30-minutes into the flight Bob and his burgeoning balloon reached 10-km. Well into the mid-latitude jet stream, at this altitude the balloon traveled eastward at a steady clip of ~55 m/s (~123 mph). Bob once again noted the temperature and pressure finding that the temperature continued to decrease with height. This indicated to him that he remained in the troposphere and had yet to reach the stratosphere.
As the capsule continued to climb the balloon expanded in response to the decreasing air pressure. At 22-km ASL the air pressure was around ~35 hPa. Bob was now above 96.5% of the atmosphere, by mass. At this altitude, Bob could easily see the curvature of Kerbin. He snapped a quick selfie for the flat Kerbin society, donning his visor for style points and to protect himself from high-energy solar rays. Now well into the stratosphere, Bob continued to take measurements of air pressure and temperature. He noted that between 12-16 km the temperature was relatively constant. This he determined was the tropopause layer. Above 16-km the temperature gradually increased with height.
Just above 25-km ASL, the balloon burst as the ambient pressure approached 20 hPa. With his parachute pack securely fastened on his back, Bob left his external command seat and lept out of the cargo container. Releasing his parachute around 5-km ASL, Bob skillfully maneuvered his chute downwind so he would cover more ground and have a better chance of making it to one of two islands in the distance.

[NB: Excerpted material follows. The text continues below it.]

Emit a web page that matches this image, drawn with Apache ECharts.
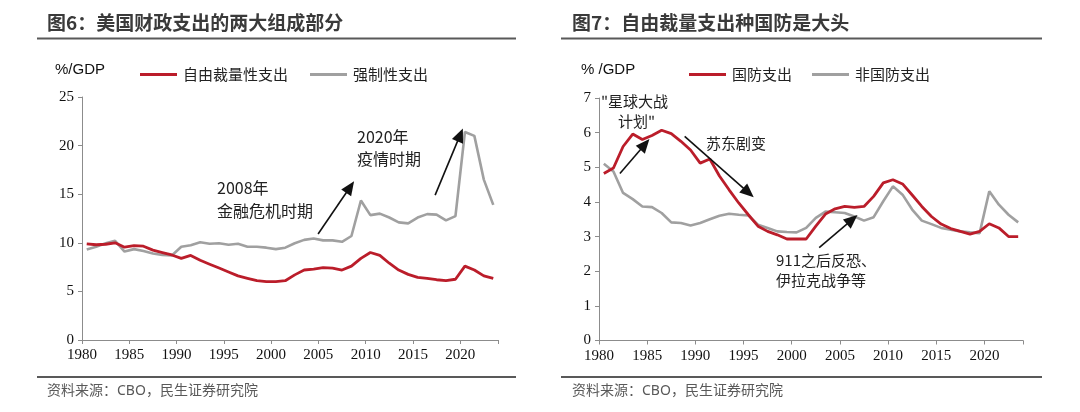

With the help of the wind, Bob made it to the easternmost island. He steered his chute into the wind to reduce his ground speed and land gracefully on a sandy beach. After landing, Bob removed his helmet and checked to ensure all of the scientific data from the balloon launch had been recovered. Next, he radioed mission control. "Hey, Bob here. I'm on the other side of the planet around 140-km southeast of the WLS. Do you think you could send Jeb or Val to come to pick me up? I've got a day's worth of snacks." After a few seconds of radio silence, Bill Kerman responded: "Sure thing Bob. Jeb's a little bruised from a recent rough water landing, I'll send Val."